>> Start Entries provided

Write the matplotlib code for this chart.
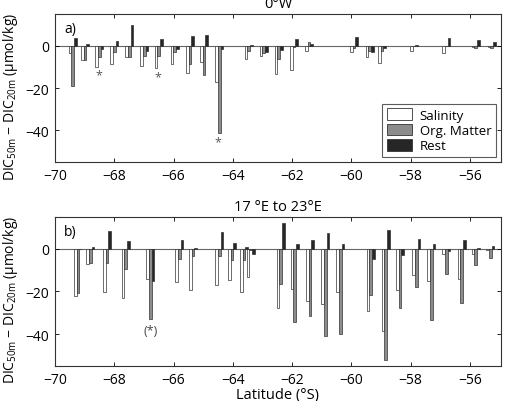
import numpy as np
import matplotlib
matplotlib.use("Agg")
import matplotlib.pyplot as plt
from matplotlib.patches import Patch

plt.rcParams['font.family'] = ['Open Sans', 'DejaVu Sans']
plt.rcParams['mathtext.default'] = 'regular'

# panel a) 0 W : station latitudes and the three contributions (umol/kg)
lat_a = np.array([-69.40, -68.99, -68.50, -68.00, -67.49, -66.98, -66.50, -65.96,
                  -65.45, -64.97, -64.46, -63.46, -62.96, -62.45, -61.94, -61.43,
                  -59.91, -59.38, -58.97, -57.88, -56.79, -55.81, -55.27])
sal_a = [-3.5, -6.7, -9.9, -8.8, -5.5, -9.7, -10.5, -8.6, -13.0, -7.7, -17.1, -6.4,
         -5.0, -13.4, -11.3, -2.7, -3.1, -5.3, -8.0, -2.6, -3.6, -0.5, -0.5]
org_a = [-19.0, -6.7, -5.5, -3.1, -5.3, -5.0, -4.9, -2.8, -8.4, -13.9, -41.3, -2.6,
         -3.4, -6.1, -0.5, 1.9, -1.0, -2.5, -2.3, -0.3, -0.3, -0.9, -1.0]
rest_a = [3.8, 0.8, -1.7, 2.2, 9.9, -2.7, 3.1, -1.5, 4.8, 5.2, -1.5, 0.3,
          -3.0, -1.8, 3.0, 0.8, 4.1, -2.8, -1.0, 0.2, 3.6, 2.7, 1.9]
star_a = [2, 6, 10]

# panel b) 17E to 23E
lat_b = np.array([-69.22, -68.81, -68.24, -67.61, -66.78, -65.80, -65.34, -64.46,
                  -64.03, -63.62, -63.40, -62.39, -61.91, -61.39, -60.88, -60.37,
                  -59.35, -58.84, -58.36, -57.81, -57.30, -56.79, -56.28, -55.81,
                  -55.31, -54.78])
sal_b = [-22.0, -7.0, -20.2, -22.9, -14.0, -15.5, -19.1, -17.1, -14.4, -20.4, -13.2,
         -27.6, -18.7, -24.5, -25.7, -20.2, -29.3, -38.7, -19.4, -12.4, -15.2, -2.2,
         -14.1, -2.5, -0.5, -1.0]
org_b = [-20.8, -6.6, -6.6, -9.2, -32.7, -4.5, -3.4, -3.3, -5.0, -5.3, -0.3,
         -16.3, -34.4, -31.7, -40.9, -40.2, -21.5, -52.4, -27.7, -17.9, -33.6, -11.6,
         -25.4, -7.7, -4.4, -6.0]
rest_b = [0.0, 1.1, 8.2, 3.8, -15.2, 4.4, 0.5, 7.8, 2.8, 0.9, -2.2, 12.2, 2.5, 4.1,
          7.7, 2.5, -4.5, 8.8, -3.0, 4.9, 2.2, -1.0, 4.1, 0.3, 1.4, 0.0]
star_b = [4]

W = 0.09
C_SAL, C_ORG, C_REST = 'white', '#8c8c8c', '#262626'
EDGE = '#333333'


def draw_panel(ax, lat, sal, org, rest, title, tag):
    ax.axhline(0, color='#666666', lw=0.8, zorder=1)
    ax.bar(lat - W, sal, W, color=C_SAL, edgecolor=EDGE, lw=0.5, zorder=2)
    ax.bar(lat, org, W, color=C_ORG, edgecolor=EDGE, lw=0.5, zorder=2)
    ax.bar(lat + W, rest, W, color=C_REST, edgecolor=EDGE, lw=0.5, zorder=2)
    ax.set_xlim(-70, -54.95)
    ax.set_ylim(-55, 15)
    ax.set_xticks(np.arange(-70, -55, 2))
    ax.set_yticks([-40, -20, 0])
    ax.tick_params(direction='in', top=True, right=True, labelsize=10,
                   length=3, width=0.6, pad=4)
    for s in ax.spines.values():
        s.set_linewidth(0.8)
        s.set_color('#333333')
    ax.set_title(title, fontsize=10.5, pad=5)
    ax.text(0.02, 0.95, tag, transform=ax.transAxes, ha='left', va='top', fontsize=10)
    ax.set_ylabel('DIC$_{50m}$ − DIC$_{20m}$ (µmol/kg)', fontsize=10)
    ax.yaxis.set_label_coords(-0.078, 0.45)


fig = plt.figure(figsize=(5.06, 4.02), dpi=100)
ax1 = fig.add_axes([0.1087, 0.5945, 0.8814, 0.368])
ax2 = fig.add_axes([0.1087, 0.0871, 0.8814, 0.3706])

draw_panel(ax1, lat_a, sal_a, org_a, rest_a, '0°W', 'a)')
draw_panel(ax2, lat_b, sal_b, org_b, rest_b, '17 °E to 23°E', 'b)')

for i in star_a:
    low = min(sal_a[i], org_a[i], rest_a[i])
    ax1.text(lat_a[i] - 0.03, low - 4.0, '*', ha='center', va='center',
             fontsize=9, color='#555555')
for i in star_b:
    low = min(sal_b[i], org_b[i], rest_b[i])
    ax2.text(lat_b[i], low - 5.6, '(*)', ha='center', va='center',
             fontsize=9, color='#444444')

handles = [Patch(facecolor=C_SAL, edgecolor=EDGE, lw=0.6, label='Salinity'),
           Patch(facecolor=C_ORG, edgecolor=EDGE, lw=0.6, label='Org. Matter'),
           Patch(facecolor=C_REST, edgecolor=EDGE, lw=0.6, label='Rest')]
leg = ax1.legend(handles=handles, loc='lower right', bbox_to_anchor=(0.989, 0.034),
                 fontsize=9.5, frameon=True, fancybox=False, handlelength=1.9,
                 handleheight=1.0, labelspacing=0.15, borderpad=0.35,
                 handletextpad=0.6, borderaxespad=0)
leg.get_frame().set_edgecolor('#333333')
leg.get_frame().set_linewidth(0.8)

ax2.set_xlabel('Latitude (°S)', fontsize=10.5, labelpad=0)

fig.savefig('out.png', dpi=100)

>> End Entries provided
>> Start Entries provided

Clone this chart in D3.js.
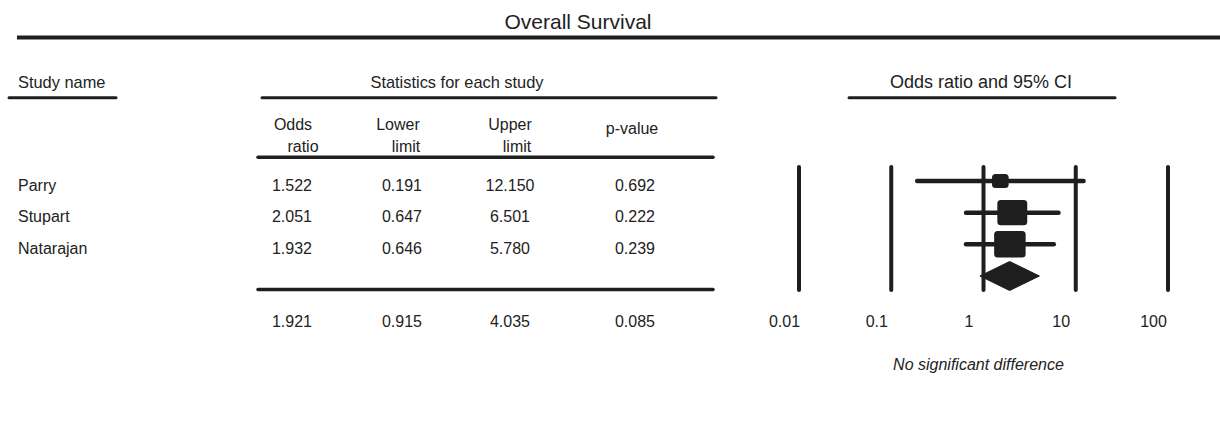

>> End Entries provided
>> Start Entries provided

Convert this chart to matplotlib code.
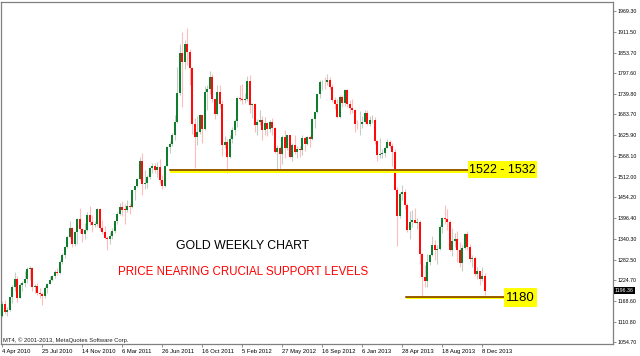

>> End Entries provided

- Written request -
Please quote only the span of lines whose first line contains "Write the matplotlib code for this chart." and whose last line contains "plt.rcParams['mathtext.default'] = 'regular'", leaving every picture out.

- Result of the task -
Write the matplotlib code for this chart.
import numpy as np
import matplotlib
matplotlib.use("Agg")
import matplotlib.pyplot as plt
from matplotlib.patches import Patch

plt.rcParams['font.family'] = ['Open Sans', 'DejaVu Sans']
plt.rcParams['mathtext.default'] = 'regular'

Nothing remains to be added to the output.